Best for: traders who already use external charting, scanners, or alert systems.
Common advantages:
- Flexible integration with existing workflows
- Lets you separate analysis from execution
- Can improve speed and consistency for repeat setups
Common trade-offs:
- More moving parts means more points of failure
- Alert formatting, timing, and duplicates need careful handling
- Requires solid execution rules to avoid accidental trades
Best fit by scenario
If you are still deciding among categories, use the scenario approach below.
Choose a stock trading bot if...
- You trade liquid stocks or ETFs during defined sessions
- You care about market-open behavior, premarket gaps, and earnings reactions
- You want bracket orders, session filters, and watchlist-based execution
- You prefer broker integration over multi-exchange crypto routing
This is often the better fit for traders focused on market news, stock alerts, and catalyst-driven setups.
Choose a crypto trading bot if...
- You need automation while markets trade overnight and on weekends
- You want to manage several exchanges or pairs
- You use rebalancing, basket rules, or volatility-based allocation logic
- You are comfortable with exchange APIs and security controls
Choose no-code automated trading software if...

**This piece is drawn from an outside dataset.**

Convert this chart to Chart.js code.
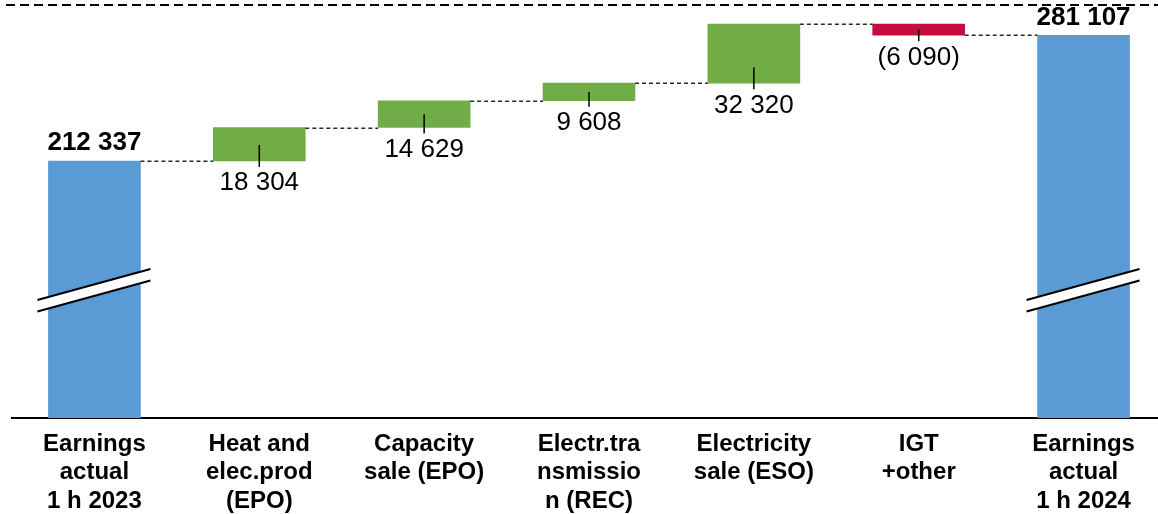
<!DOCTYPE html>
<html><head><meta charset="utf-8">
<script src="https://cdn.jsdelivr.net/npm/chart.js@4/dist/chart.umd.min.js"></script>
<style>
html,body{margin:0;padding:0;background:#fff;overflow:hidden;width:1158px;height:514px}
#wrap{width:1166px;height:514px}
</style></head>
<body><div id="wrap"><canvas id="c" width="1166" height="514"></canvas></div>
<script>
const categories = [
  ["Earnings", "actual", "1 h 2023"],
  ["Heat and", "elec.prod", "(EPO)"],
  ["Capacity", "sale (EPO)"],
  ["Electr.tra", "nsmissio", "n (REC)"],
  ["Electricity", "sale (ESO)"],
  ["IGT", "+other"],
  ["Earnings", "actual", "1 h 2024"]
];
const values = [212337, 18304, 14629, 9608, 32320, -6090, 281107];
const isTotal = [true, false, false, false, false, false, true];
const axisMin = 71750;
const axisMax = 298200;
const axisBreakValue = 141800;

const FONT = '"Liberation Sans", Arial, sans-serif';
const ranges = [];
const ends = [];
let run = 0;
values.forEach((v, i) => {
  if (isTotal[i]) { ranges.push([axisMin, v]); run = v; }
  else { ranges.push([run, run + v]); run += v; }
  ends.push(run);
});
const colors = values.map((v, i) => isTotal[i] ? '#5B9BD5' : (v >= 0 ? '#70AD47' : '#C30D3F'));
function fmt(v) {
  const s = Math.abs(v).toString().replace(/\B(?=(\d{3})+(?!\d))/g, ' ');
  return v < 0 ? '(' + s + ')' : s;
}

const wf = {
  id: 'wf',
  afterDatasetsDraw(chart) {
    const ctx = chart.ctx, area = chart.chartArea, ys = chart.scales.y;
    const els = chart.getDatasetMeta(0).data;
    ctx.save();
    // top dashed line
    ctx.strokeStyle = '#000'; ctx.lineWidth = 2; ctx.setLineDash([9, 5]);
    ctx.beginPath(); ctx.moveTo(6, area.top + 1); ctx.lineTo(chart.width, area.top + 1); ctx.stroke();
    // connectors
    ctx.strokeStyle = '#2a2a2a'; ctx.lineWidth = 1.5; ctx.setLineDash([4, 3]);
    for (let i = 0; i < els.length - 1; i++) {
      const a = els[i], b = els[i + 1];
      const yy = Math.round(ys.getPixelForValue(ends[i])) + 0.25;
      ctx.beginPath(); ctx.moveTo(a.x + a.width / 2, yy); ctx.lineTo(b.x - b.width / 2, yy); ctx.stroke();
    }
    ctx.setLineDash([]);
    // axis break marks
    const yb = ys.getPixelForValue(axisBreakValue);
    els.forEach((e, i) => {
      if (!isTotal[i]) return;
      const x1 = e.x - 57, x2 = e.x + 56;
      const y1 = yb + 10, y2 = yb - 21, gap = 11.5;
      ctx.fillStyle = '#fff';
      ctx.beginPath(); ctx.moveTo(x1, y1); ctx.lineTo(x2, y2); ctx.lineTo(x2, y2 + gap); ctx.lineTo(x1, y1 + gap); ctx.closePath(); ctx.fill();
      ctx.strokeStyle = '#000'; ctx.lineWidth = 2;
      ctx.beginPath(); ctx.moveTo(x1, y1); ctx.lineTo(x2, y2); ctx.moveTo(x1, y1 + gap); ctx.lineTo(x2, y2 + gap); ctx.stroke();
    });
    // labels
    ctx.fillStyle = '#000'; ctx.textAlign = 'center'; ctx.textBaseline = 'alphabetic';
    els.forEach((e, i) => {
      const top = Math.min(e.y, e.base), bottom = Math.max(e.y, e.base);
      if (isTotal[i]) {
        ctx.font = 'bold 26px ' + FONT;
        ctx.fillText(fmt(values[i]), e.x, top - 10.5);
      } else {
        const start = Math.max((top + bottom) / 2, bottom - 16);
        ctx.strokeStyle = '#000'; ctx.lineWidth = 1.5;
        ctx.beginPath(); ctx.moveTo(e.x, start); ctx.lineTo(e.x, bottom + 6); ctx.stroke();
        ctx.font = '26px ' + FONT;
        ctx.fillText(fmt(values[i]), e.x, bottom + 29.5);
      }
    });
    ctx.restore();
  }
};

new Chart(document.getElementById('c'), {
  type: 'bar',
  data: {
    labels: categories,
    datasets: [{ data: ranges, backgroundColor: colors, borderWidth: 0, barThickness: 92 }]
  },
  options: {
    responsive: false, animation: false, devicePixelRatio: 1,
    layout: { padding: { left: 12, right: 0, top: 4, bottom: 0 } },
    plugins: { legend: { display: false }, tooltip: { enabled: false } },
    scales: {
      x: {
        grid: { display: false, drawTicks: false },
        border: { display: true, color: '#000', width: 2 },
        ticks: { color: '#000', font: { family: FONT, size: 24, weight: 'bold', lineHeight: 1.1875 }, padding: 12, maxRotation: 0, autoSkip: false },
        afterFit(s) { s.height = 96; }
      },
      y: { display: false, min: axisMin, max: axisMax }
    }
  },
  plugins: [wf]
});
</script>
</body></html>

- You are learning algorithmic trading
- You need to prototype simple rules quickly
- You want to paper trade before committing to a more advanced stack
Choose a code-first environment if...
- You need custom data pipelines or research workflows
- You want full control over backtests and execution assumptions
- You are comfortable maintaining and monitoring your own systems
Choose an alert-to-execution bot if...
- Your setup starts with alerts from scanners, chart platforms, or news tools
- You want automation without rebuilding your entire analysis process
- You need consistency in execution more than fully autonomous idea generation
In any scenario, start with paper trading bots or small-size live testing. The goal is to validate behavior, not to maximize speed on day one. Good automation is usually introduced gradually: alerts first, then paper execution, then small real orders, then tighter scaling rules.
When to revisit
The best trading bots for your workflow can change even if your strategy does not. This topic should be revisited whenever the platform landscape changes or your own process becomes more demanding.

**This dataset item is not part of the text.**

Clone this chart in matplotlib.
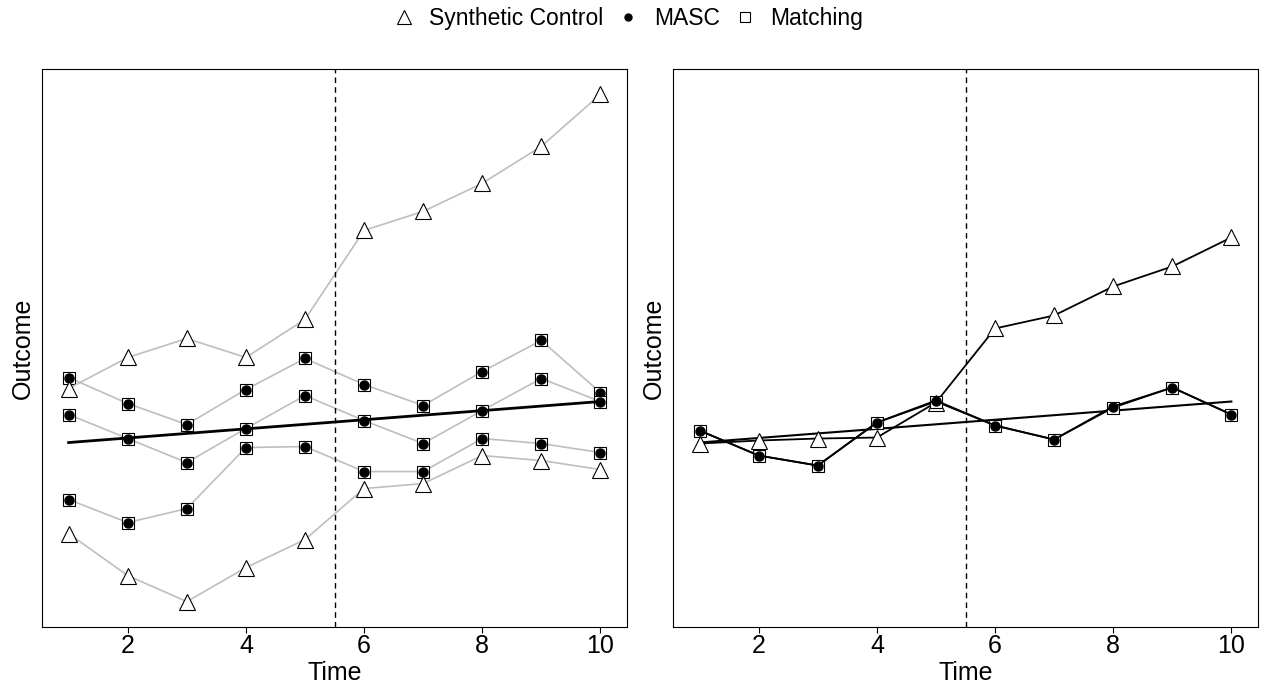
import matplotlib.pyplot as plt
from matplotlib.lines import Line2D

plt.rcParams['font.family'] = ['Liberation Sans', 'DejaVu Sans']

time = [1, 2, 3, 4, 5, 6, 7, 8, 9, 10]

# left panel: donor units (arbitrary outcome units, no y ticks in the original)
donor_tri_top = [31.3, 34.4, 36.3, 34.4, 38.2, 47.1, 49.0, 51.8, 55.5, 60.7]
donor_sq_a = [32.4, 29.8, 27.7, 31.2, 34.3, 31.7, 29.6, 33.0, 36.1, 30.9]
donor_sq_b = [28.7, 26.3, 23.9, 27.3, 30.6, 28.1, 25.8, 29.1, 32.3, 30.0]
donor_sq_c = [20.2, 17.9, 19.3, 25.4, 25.5, 23.0, 23.0, 26.3, 25.8, 24.9]
donor_tri_bot = [16.8, 12.6, 10.0, 13.4, 16.2, 21.3, 21.8, 24.6, 24.1, 23.2]

# treated unit (straight line), same in both panels
treated = [25.9 + (30.0 - 25.9) * (t - 1) / 9 for t in time]

# right panel: estimators
synth = [25.8, 26.1, 26.3, 26.4, 29.9, 37.3, 38.6, 41.5, 43.5, 46.4]
masc = [27.1, 24.6, 23.6, 27.9, 30.1, 27.6, 26.2, 29.5, 31.4, 28.7]
matching = [27.1, 24.6, 23.6, 27.9, 30.0, 27.6, 26.2, 29.4, 31.4, 28.7]

grey = '#bebebe'
tri = dict(marker='^', markersize=11.5, markerfacecolor='white', markeredgecolor='black', markeredgewidth=0.8)
sq = dict(marker='s', markersize=9, markerfacecolor='white', markeredgecolor='black', markeredgewidth=0.8)
dot = dict(marker='o', markersize=6.5, markerfacecolor='black', markeredgecolor='black', linestyle='none')

fig = plt.figure(figsize=(12.63, 6.88), dpi=100)
ax1 = fig.add_axes([0.0333, 0.0887, 0.4631, 0.8110])
ax2 = fig.add_axes([0.5329, 0.0887, 0.4631, 0.8110])

# left
for series in [donor_sq_a, donor_sq_b, donor_sq_c]:
    ax1.plot(time, series, color=grey, lw=1.2, **sq)
    ax1.plot(time, series, **dot)
for series in [donor_tri_top, donor_tri_bot]:
    ax1.plot(time, series, color=grey, lw=1.2, **tri)
ax1.plot(time, treated, color='black', lw=2)

# right
ax2.plot(time, treated, color='black', lw=1.5)
ax2.plot(time, synth, color='black', lw=1.3, **tri)
ax2.plot(time, matching, color='black', lw=1.3, **sq)
ax2.plot(time, masc, color='black', lw=1.3, marker='o', markersize=6.5, markerfacecolor='black')

ymin = min(donor_tri_bot)
ymax = max(donor_tri_top)
pad = (ymax - ymin) * 0.05
for ax in [ax1, ax2]:
    ax.axvline(5.5, color='black', lw=1, linestyle=(0, (4, 3)))
    ax.set_xlim(0.55, 10.45)
    ax.set_ylim(ymin - pad, ymax + pad)
    ax.set_xticks([2, 4, 6, 8, 10])
    ax.set_yticks([])
    ax.tick_params(axis='x', labelsize=18, length=4, pad=1)
    ax.set_xlabel('Time', fontsize=18, labelpad=2)
    ax.set_ylabel('Outcome', fontsize=18, labelpad=5)
    for s in ax.spines.values():
        s.set_linewidth(0.8)

handles = [
    Line2D([], [], marker='^', markersize=9.5, markerfacecolor='white', markeredgecolor='black', linestyle='none', markeredgewidth=0.8),
    Line2D([], [], marker='o', markersize=5, markerfacecolor='black', markeredgecolor='black', linestyle='none'),
    Line2D([], [], marker='s', markersize=7, markerfacecolor='white', markeredgecolor='black', linestyle='none', markeredgewidth=0.8),
]
fig.legend(handles, ['Synthetic Control', 'MASC', 'Matching'], loc='upper center',
           bbox_to_anchor=(0.496, 1.02), ncol=3, frameon=False, fontsize=16.5,
           handletextpad=0.5, columnspacing=0.5, handlelength=1.2)

fig.savefig('out.png', dpi=100)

Re-check your bot comparison when:
- Pricing changes: subscription tiers, feature gates, or data costs can alter total value quickly.
- New integrations appear: a new broker or exchange connection can make a previously unsuitable platform viable.
- Risk policies change: new kill switches, permission controls, or session rules may improve operational safety.
- Your strategy evolves: what worked for single-asset automation may not fit portfolio-level execution.
- Market structure shifts: volatility regimes, liquidity conditions, and event sensitivity can expose weaknesses in rigid systems.
- You add cross-asset exposure: moving from stocks into crypto, or combining both, often changes what you need from automation.
A practical review routine is simple:
- List your current use case and required integrations.
- Audit the bot's risk controls and fail-safe settings.
- Compare paper and live performance for drift.
- Check whether fees still make sense relative to usage.
- Retest assumptions after major market events or strategy changes.
If you want a cleaner operating process around any bot, build it into a wider trading workflow rather than treating the software as a stand-alone answer. A useful next step is designing an intraday trading workflow, especially if your automation depends on trading news, stock movers today, or recurring macro catalysts.
The main takeaway is straightforward: the best trading bot is the one you can explain, test, monitor, and stop with confidence. Features matter. Fees matter. But risk controls, execution discipline, and honest performance review matter more. If you use this guide as a checklist rather than a ranking, you will make better decisions now and have a clearer framework to revisit when platforms, markets, or your strategy change.